**** ITEMS

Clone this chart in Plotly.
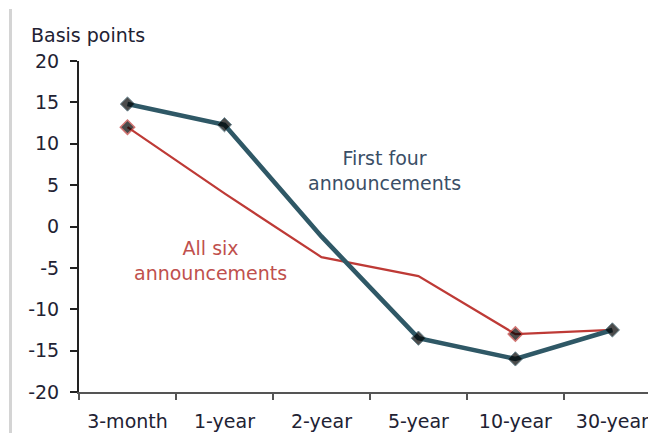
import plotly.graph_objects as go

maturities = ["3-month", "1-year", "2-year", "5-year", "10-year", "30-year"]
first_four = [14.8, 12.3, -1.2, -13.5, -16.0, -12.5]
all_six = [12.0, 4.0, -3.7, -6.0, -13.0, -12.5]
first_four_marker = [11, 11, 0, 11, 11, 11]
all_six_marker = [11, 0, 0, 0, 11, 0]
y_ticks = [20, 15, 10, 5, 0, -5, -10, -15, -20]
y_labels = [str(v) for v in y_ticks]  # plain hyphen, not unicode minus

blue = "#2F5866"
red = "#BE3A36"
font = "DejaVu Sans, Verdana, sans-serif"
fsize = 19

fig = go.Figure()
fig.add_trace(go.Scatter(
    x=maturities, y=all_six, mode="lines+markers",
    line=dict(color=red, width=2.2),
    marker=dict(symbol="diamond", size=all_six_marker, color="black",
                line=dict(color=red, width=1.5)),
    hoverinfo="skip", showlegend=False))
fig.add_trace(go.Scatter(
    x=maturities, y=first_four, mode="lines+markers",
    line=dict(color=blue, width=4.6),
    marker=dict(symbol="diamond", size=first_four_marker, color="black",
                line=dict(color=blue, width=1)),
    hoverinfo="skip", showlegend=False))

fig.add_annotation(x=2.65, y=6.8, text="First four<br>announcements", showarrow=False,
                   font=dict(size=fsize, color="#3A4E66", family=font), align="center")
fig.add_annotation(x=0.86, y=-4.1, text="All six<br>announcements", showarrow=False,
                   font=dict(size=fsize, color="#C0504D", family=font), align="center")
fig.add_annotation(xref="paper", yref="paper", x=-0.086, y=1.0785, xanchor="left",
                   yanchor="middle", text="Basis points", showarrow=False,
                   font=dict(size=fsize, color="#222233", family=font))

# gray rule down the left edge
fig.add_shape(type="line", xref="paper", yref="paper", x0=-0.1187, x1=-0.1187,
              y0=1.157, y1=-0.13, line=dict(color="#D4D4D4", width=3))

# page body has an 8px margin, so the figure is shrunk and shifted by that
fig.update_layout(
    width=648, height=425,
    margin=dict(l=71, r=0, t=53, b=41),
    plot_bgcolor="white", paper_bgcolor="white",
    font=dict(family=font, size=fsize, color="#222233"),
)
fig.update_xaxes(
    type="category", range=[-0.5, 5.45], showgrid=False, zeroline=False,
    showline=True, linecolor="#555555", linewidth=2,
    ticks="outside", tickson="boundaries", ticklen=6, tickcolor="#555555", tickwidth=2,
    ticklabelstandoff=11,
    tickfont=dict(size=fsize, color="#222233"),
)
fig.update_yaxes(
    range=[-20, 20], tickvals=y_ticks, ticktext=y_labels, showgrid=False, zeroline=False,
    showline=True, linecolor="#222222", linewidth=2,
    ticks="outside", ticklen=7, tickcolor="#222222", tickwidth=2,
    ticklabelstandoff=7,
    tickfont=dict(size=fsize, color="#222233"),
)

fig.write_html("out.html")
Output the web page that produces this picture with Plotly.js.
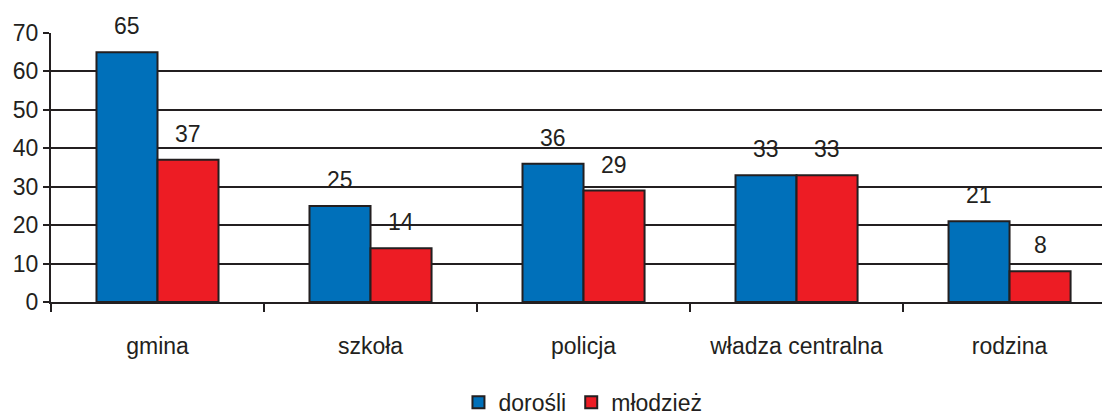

********

§ **INSTRUCTION**
With the pictures left out, transcribe the material exactly.

§ **SOLVED EXERCISE**
Clone this chart in Plotly.
import plotly.graph_objects as go

maturities = ["3-month", "1-year", "2-year", "5-year", "10-year", "30-year"]
first_four = [14.8, 12.3, -1.2, -13.5, -16.0, -12.5]
all_six = [12.0, 4.0, -3.7, -6.0, -13.0, -12.5]
first_four_marker = [11, 11, 0, 11, 11, 11]
all_six_marker = [11, 0, 0, 0, 11, 0]
y_ticks = [20, 15, 10, 5, 0, -5, -10, -15, -20]
y_labels = [str(v) for v in y_ticks]  # plain hyphen, not unicode minus

blue = "#2F5866"
red = "#BE3A36"
font = "DejaVu Sans, Verdana, sans-serif"
fsize = 19

fig = go.Figure()
fig.add_trace(go.Scatter(
    x=maturities, y=all_six, mode="lines+markers",
    line=dict(color=red, width=2.2),
    marker=dict(symbol="diamond", size=all_six_marker, color="black",
                line=dict(color=red, width=1.5)),
    hoverinfo="skip", showlegend=False))
fig.add_trace(go.Scatter(
    x=maturities, y=first_four, mode="lines+markers",
    line=dict(color=blue, width=4.6),
    marker=dict(symbol="diamond", size=first_four_marker, color="black",
                line=dict(color=blue, width=1)),
    hoverinfo="skip", showlegend=False))

fig.add_annotation(x=2.65, y=6.8, text="First four<br>announcements", showarrow=False,
                   font=dict(size=fsize, color="#3A4E66", family=font), align="center")
fig.add_annotation(x=0.86, y=-4.1, text="All six<br>announcements", showarrow=False,
                   font=dict(size=fsize, color="#C0504D", family=font), align="center")
fig.add_annotation(xref="paper", yref="paper", x=-0.086, y=1.0785, xanchor="left",
                   yanchor="middle", text="Basis points", showarrow=False,
                   font=dict(size=fsize, color="#222233", family=font))

# gray rule down the left edge
fig.add_shape(type="line", xref="paper", yref="paper", x0=-0.1187, x1=-0.1187,
              y0=1.157, y1=-0.13, line=dict(color="#D4D4D4", width=3))

# page body has an 8px margin, so the figure is shrunk and shifted by that
fig.update_layout(
    width=648, height=425,
    margin=dict(l=71, r=0, t=53, b=41),
    plot_bgcolor="white", paper_bgcolor="white",
    font=dict(family=font, size=fsize, color="#222233"),
)
fig.update_xaxes(
    type="category", range=[-0.5, 5.45], showgrid=False, zeroline=False,
    showline=True, linecolor="#555555", linewidth=2,
    ticks="outside", tickson="boundaries", ticklen=6, tickcolor="#555555", tickwidth=2,
    ticklabelstandoff=11,
    tickfont=dict(size=fsize, color="#222233"),
)
fig.update_yaxes(
    range=[-20, 20], tickvals=y_ticks, ticktext=y_labels, showgrid=False, zeroline=False,
    showline=True, linecolor="#222222", linewidth=2,
    ticks="outside", ticklen=7, tickcolor="#222222", tickwidth=2,
    ticklabelstandoff=7,
    tickfont=dict(size=fsize, color="#222233"),
)

fig.write_html("out.html")
Output the web page that produces this picture with Plotly.js.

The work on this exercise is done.